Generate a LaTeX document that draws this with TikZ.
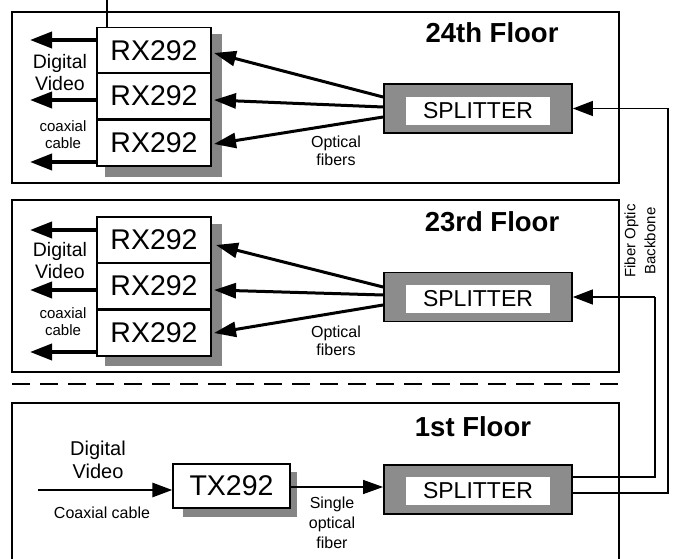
\documentclass[tikz,border=0pt]{standalone}
\usepackage{fontspec}
\setmainfont{Liberation Sans}
\usetikzlibrary{arrows.meta}
\definecolor{shadowgray}{HTML}{858585}
\definecolor{splitgray}{HTML}{8C8C8C}
\tikzset{
  floorbox/.style={draw, line width=1.3pt},
  rxbox/.style={draw, fill=white, line width=1.2pt, minimum width=114pt, minimum height=46pt, inner sep=0pt, font=\fontsize{28.5}{30}\selectfont},
  shadowbox/.style={fill=shadowgray},
  splitbox/.style={draw, fill=splitgray, line width=1.8pt, minimum width=188pt, minimum height=49pt, inner sep=0pt},
  splittext/.style={fill=white, minimum width=144pt, minimum height=28pt, inner sep=0pt, font=\fontsize{23}{25}\selectfont},
  floortitle/.style={inner sep=0pt, font=\bfseries\fontsize{27.5}{29}\selectfont},
  lbl/.style={inner sep=0pt, align=center, font=\fontsize{16}{18}\selectfont},
  lblbig/.style={inner sep=0pt, align=center, font=\fontsize{20}{23}\selectfont},
  outarrow/.style={line width=3.8pt, -{Triangle[length=22pt,width=16pt]}},
  fiberarrow/.style={line width=3pt, -{Triangle[length=22pt,width=15pt]}},
  inarrow/.style={line width=2.8pt, -{Triangle[length=20pt,width=14pt]}},
  thinarrow/.style={line width=1.3pt, -{Triangle[length=20pt,width=14pt]}},
  bbline/.style={line width=1.3pt},
  bbarrow/.style={line width=1.3pt, -{Triangle[length=20pt,width=15pt]}},
}
\begin{document}
\begin{tikzpicture}[x=1pt, y=-1pt]
\useasboundingbox (0,0) rectangle (673,559);

% ---------- floor boxes ----------
\draw[floorbox] (12,12) rectangle (619,183);
\draw[floorbox] (12,200) rectangle (619,372);
\draw[floorbox] (12,403) rectangle (619,570);
\draw[line width=1.3pt, dash pattern=on 18pt off 10pt] (12,384) -- (619,384);

% ---------- 24th floor ----------
\fill[shadowbox] (105,34) rectangle (222,177);
\node[rxbox] (r24a) at (154,50.5) {RX292};
\node[rxbox] (r24b) at (154,96) {RX292};
\node[rxbox] (r24c) at (154,143) {RX292};
\coordinate (top) at (107,0);
\draw[line width=1.2pt] (top) -- (top |- r24a.north);

\coordinate (o24a) at (30,40);
\coordinate (o24b) at (30,100);
\coordinate (o24c) at (30,162);
\draw[outarrow] (r24a.west |- o24a) -- (o24a);
\draw[outarrow] (r24b.west |- o24b) -- (o24b);
\draw[outarrow] (r24c.west |- o24c) -- (o24c);
\node[lbl, font=\fontsize{19.5}{22}\selectfont] (dv24) at (60,73) {Digital\\Video};
\node[lbl, font=\fontsize{15}{17}\selectfont] (cc24) at (63,134.5) {coaxial\\cable};

\node[splitbox] (s24) at (478,108.5) {};
\node[splittext] (s24t) at (478,111) {SPLITTER};
\node[floortitle] (f24) at (492,33) {24th Floor};

\coordinate (t24a) at (214,53);
\coordinate (t24b) at (214,100);
\coordinate (t24c) at (214,144);
\draw[fiberarrow] ([yshift=11.5pt]s24.west) -- (t24a);
\draw[fiberarrow] ([yshift=1.5pt]s24.west) -- (t24b);
\draw[fiberarrow] ([yshift=-8.5pt]s24.west) -- (t24c);
\node[lbl] (of24) at (336,151) {Optical\\fibers};

% ---------- 23rd floor ----------
\fill[shadowbox] (105,224) rectangle (222,366);
\node[rxbox] (r23a) at (154,240) {RX292};
\node[rxbox] (r23b) at (154,286) {RX292};
\node[rxbox] (r23c) at (154,333) {RX292};

\coordinate (o23a) at (30,230);
\coordinate (o23b) at (30,290);
\coordinate (o23c) at (30,352);
\draw[outarrow] (r23a.west |- o23a) -- (o23a);
\draw[outarrow] (r23b.west |- o23b) -- (o23b);
\draw[outarrow] (r23c.west |- o23c) -- (o23c);
\node[lbl, font=\fontsize{19.5}{22}\selectfont] (dv23) at (60,261) {Digital\\Video};
\node[lbl, font=\fontsize{15}{17}\selectfont] (cc23) at (63,322) {coaxial\\cable};

\node[splitbox] (s23) at (478,297) {};
\node[splittext] (s23t) at (478,299) {SPLITTER};
\node[floortitle] (f23) at (492,222) {23rd Floor};

\coordinate (t23a) at (216,245);
\coordinate (t23b) at (214,290);
\coordinate (t23c) at (214,333);
\draw[fiberarrow] ([yshift=10pt]s23.west) -- (t23a);
\draw[fiberarrow] ([yshift=2pt]s23.west) -- (t23b);
\draw[fiberarrow] ([yshift=-8pt]s23.west) -- (t23c);
\node[lbl] (of23) at (336,341) {Optical\\fibers};

% ---------- 1st floor ----------
\fill[shadowbox] (183,472) rectangle (297,517);
\node[rxbox, minimum width=117pt, minimum height=44pt] (tx) at (231.5,486) {TX292};
\coordinate (in1) at (38,490);
\draw[inarrow] (in1) -- (tx.west |- in1);
\node[lblbig] (dv1) at (98,459.5) {Digital\\Video};
\node[lbl] (cc1) at (102,513) {Coaxial cable};

\node[splitbox] (s1) at (478,489.5) {};
\node[splittext] (s1t) at (478,491) {SPLITTER};
\node[floortitle] (f1) at (473,427) {1st Floor};
\draw[thinarrow] (tx.east |- 0,487) -- (s1.west |- 0,487);
\node[lbl, font=\fontsize{16}{20}\selectfont] (sof) at (332,523) {Single\\optical\\fiber};

% ---------- backbone ----------
\coordinate (b23) at (655,297);
\coordinate (b24) at (668,108.5);
\draw[bbline] ([yshift=12.5pt]s1.east) -| (b23);
\draw[bbarrow] (b23) -- (s23.east);
\draw[bbline] ([yshift=-3.5pt]s1.east) -| (b24);
\draw[bbarrow] (b24) -- (s24.east);
\node[lbl, rotate=90, font=\fontsize{15}{20}\selectfont] (fob) at (640,241) {Fiber Optic\\Backbone};
\end{tikzpicture}
\end{document}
######
» **DO THIS**
Up to and including the line containing "(top |- r24a.north);", repeat every line from the start of the data, but none of the pictures.

» **WORKED ANSWER**
Generate a LaTeX document that draws this with TikZ.
\documentclass[tikz,border=0pt]{standalone}
\usepackage{fontspec}
\setmainfont{Liberation Sans}
\usetikzlibrary{arrows.meta}
\definecolor{shadowgray}{HTML}{858585}
\definecolor{splitgray}{HTML}{8C8C8C}
\tikzset{
  floorbox/.style={draw, line width=1.3pt},
  rxbox/.style={draw, fill=white, line width=1.2pt, minimum width=114pt, minimum height=46pt, inner sep=0pt, font=\fontsize{28.5}{30}\selectfont},
  shadowbox/.style={fill=shadowgray},
  splitbox/.style={draw, fill=splitgray, line width=1.8pt, minimum width=188pt, minimum height=49pt, inner sep=0pt},
  splittext/.style={fill=white, minimum width=144pt, minimum height=28pt, inner sep=0pt, font=\fontsize{23}{25}\selectfont},
  floortitle/.style={inner sep=0pt, font=\bfseries\fontsize{27.5}{29}\selectfont},
  lbl/.style={inner sep=0pt, align=center, font=\fontsize{16}{18}\selectfont},
  lblbig/.style={inner sep=0pt, align=center, font=\fontsize{20}{23}\selectfont},
  outarrow/.style={line width=3.8pt, -{Triangle[length=22pt,width=16pt]}},
  fiberarrow/.style={line width=3pt, -{Triangle[length=22pt,width=15pt]}},
  inarrow/.style={line width=2.8pt, -{Triangle[length=20pt,width=14pt]}},
  thinarrow/.style={line width=1.3pt, -{Triangle[length=20pt,width=14pt]}},
  bbline/.style={line width=1.3pt},
  bbarrow/.style={line width=1.3pt, -{Triangle[length=20pt,width=15pt]}},
}
\begin{document}
\begin{tikzpicture}[x=1pt, y=-1pt]
\useasboundingbox (0,0) rectangle (673,559);

% ---------- floor boxes ----------
\draw[floorbox] (12,12) rectangle (619,183);
\draw[floorbox] (12,200) rectangle (619,372);
\draw[floorbox] (12,403) rectangle (619,570);
\draw[line width=1.3pt, dash pattern=on 18pt off 10pt] (12,384) -- (619,384);

% ---------- 24th floor ----------
\fill[shadowbox] (105,34) rectangle (222,177);
\node[rxbox] (r24a) at (154,50.5) {RX292};
\node[rxbox] (r24b) at (154,96) {RX292};
\node[rxbox] (r24c) at (154,143) {RX292};
\coordinate (top) at (107,0);
\draw[line width=1.2pt] (top) -- (top |- r24a.north);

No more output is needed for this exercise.